Je reconnais toutefois que c'est nettement plus facile, quand on voit un enfant qui joue, un couple qui s'embrasse, des étudiants qui font la fête, de se dire « quelle chance ils ont, de connaître le bonheur, de n'avoir aucun problème ! ». Ça donne de l'espoir, surtout quand on se sent accablé. Mais j'ai appris récemment que les apparences ne signifient pas grand-chose, et sont souvent trompeuses (une maxime vieille comme le monde mais qui reste toujours aussi vérifiable). Le bouddhisme dit que le véritable bonheur ne dépend pas des conditions extérieures - même si elles entrent évidemment en jeu, que ce soit pour tirer vers le bas ou pour donner un coup de pouce - pour la bonne raison que le bonheur se cultive à l'intérieur de soi. C'est à travers une sorte de sérénité bienveillante qu'il convient de regarder aux alentours. Sans toutefois prétendre à un optimisme niais qui consiste à se répéter que tout va bien dans le meilleur des mondes (car c'est loin d'être le cas). Je pense qu'on peut trouver un équilibre qui consiste à appréhender la réalité sous toutes ces facettes, les agréables comme les moins agréables tout en restant confiant. Ces idées-là me paraissent pleines de bon sens et c'est ce que j'ai décidé de croire.

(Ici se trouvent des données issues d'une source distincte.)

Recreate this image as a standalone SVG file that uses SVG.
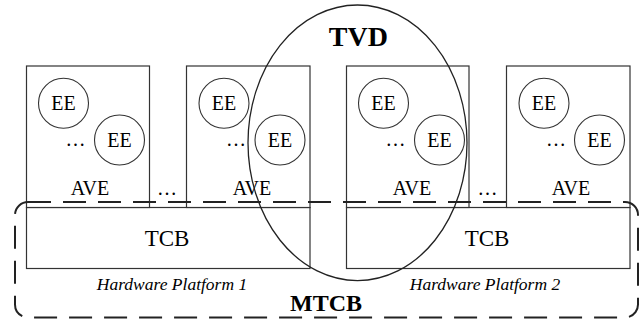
<svg xmlns="http://www.w3.org/2000/svg" width="639" height="320" viewBox="0 0 639 320" font-family="'Liberation Serif', 'DejaVu Serif', serif">
<style>
.box{fill:#fff;stroke:#333;stroke-width:1.2}
.ee{fill:none;stroke:#333;stroke-width:1.1}
text{font-family:'Liberation Serif','DejaVu Serif',serif;fill:#000;text-anchor:middle}
.ee-t{font-size:20px}
.ave-t{font-size:20px}
.tcb-t{font-size:23px}
.hw-t{font-size:17.5px;font-style:italic}
.b{font-weight:bold}
.dash{fill:none;stroke:#222;stroke-width:2;stroke-dasharray:23 12}
</style>
<g id="tcb1">
<rect class="box" x="26.5" y="207.5" width="283.5" height="61"/>
<text class="tcb-t" x="167" y="246">TCB</text>
<text class="hw-t" x="172" y="290">Hardware Platform 1</text>
</g>
<g id="tcb2">
<rect class="box" x="346.5" y="207.5" width="283.5" height="61"/>
<text class="tcb-t" x="487" y="246">TCB</text>
<text class="hw-t" x="485" y="290">Hardware Platform 2</text>
</g>
<g id="ave1">
<rect class="box" x="26.5" y="66" width="123" height="141.5"/>
<circle class="ee" cx="63.5" cy="103.3" r="25"/>
<text class="ee-t" x="63.5" y="110">EE</text>
<circle class="ee" cx="119.5" cy="140" r="25"/>
<text class="ee-t" x="119.5" y="147">EE</text>
<text class="ee-t" x="75.5" y="146">…</text>
<text class="ave-t" x="90" y="195">AVE</text>
</g>
<g id="ave2">
<rect class="box" x="186.5" y="66" width="123.5" height="141.5"/>
<circle class="ee" cx="224" cy="103.3" r="25"/>
<text class="ee-t" x="224" y="110">EE</text>
<circle class="ee" cx="280" cy="140" r="25"/>
<text class="ee-t" x="280" y="147">EE</text>
<text class="ee-t" x="236" y="146">…</text>
<text class="ave-t" x="252" y="195">AVE</text>
</g>
<g id="ave3">
<rect class="box" x="346.5" y="66" width="122.5" height="141.5"/>
<circle class="ee" cx="383.5" cy="103.3" r="25"/>
<text class="ee-t" x="383.5" y="110">EE</text>
<circle class="ee" cx="439.5" cy="140" r="25"/>
<text class="ee-t" x="439.5" y="147">EE</text>
<text class="ee-t" x="395.5" y="146">…</text>
<text class="ave-t" x="412" y="195">AVE</text>
</g>
<g id="ave4">
<rect class="box" x="506.5" y="66" width="123.5" height="141.5"/>
<circle class="ee" cx="544" cy="103.3" r="25"/>
<text class="ee-t" x="544" y="110">EE</text>
<circle class="ee" cx="599.5" cy="140" r="25"/>
<text class="ee-t" x="599.5" y="147">EE</text>
<text class="ee-t" x="556" y="146">…</text>
<text class="ave-t" x="571" y="195">AVE</text>
</g>
<g id="gaps">
<text class="ee-t" x="167" y="195">…</text>
<text class="ee-t" x="487.5" y="195">…</text>
</g>
<g id="mtcb">
<rect class="dash" x="15" y="202" width="623" height="115.5" rx="13"/>
<text class="b" style="font-size:24px" x="326" y="310.5">MTCB</text>
</g>
<g id="tvd">
<ellipse cx="357.5" cy="142.8" rx="109.5" ry="137.8" fill="none" stroke="#222" stroke-width="1.3"/>
<text class="b" style="font-size:28px" x="358.3" y="45.5">TVD</text>
</g>
</svg>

Il n'y a rien de mal à regarder les gens être heureux ; au contraire, c'est génial de voir un spectacle pareil ! Et des gens heureux, il y en a plein. Seulement, quand j'entends les personnes âgées dire « Oh oui, à ton âge de toute façon, on n'a aucun problème ! », sous-entendant par-là que c'est beau de voir les jeunes vivre dans leur monde plein d'illusions, bien éloigné du monde réel, je pense que c'est plutôt eux qui n'ont pas envie de voir la vérité en face, parce que c'est plus rassurant de penser qu'en effet, les jeunes n'ont pas peur et ne se préoccupent pas de l'avenir. Mais, quand on vous tient un discours pareil, le mieux reste probablement d'acquiescer.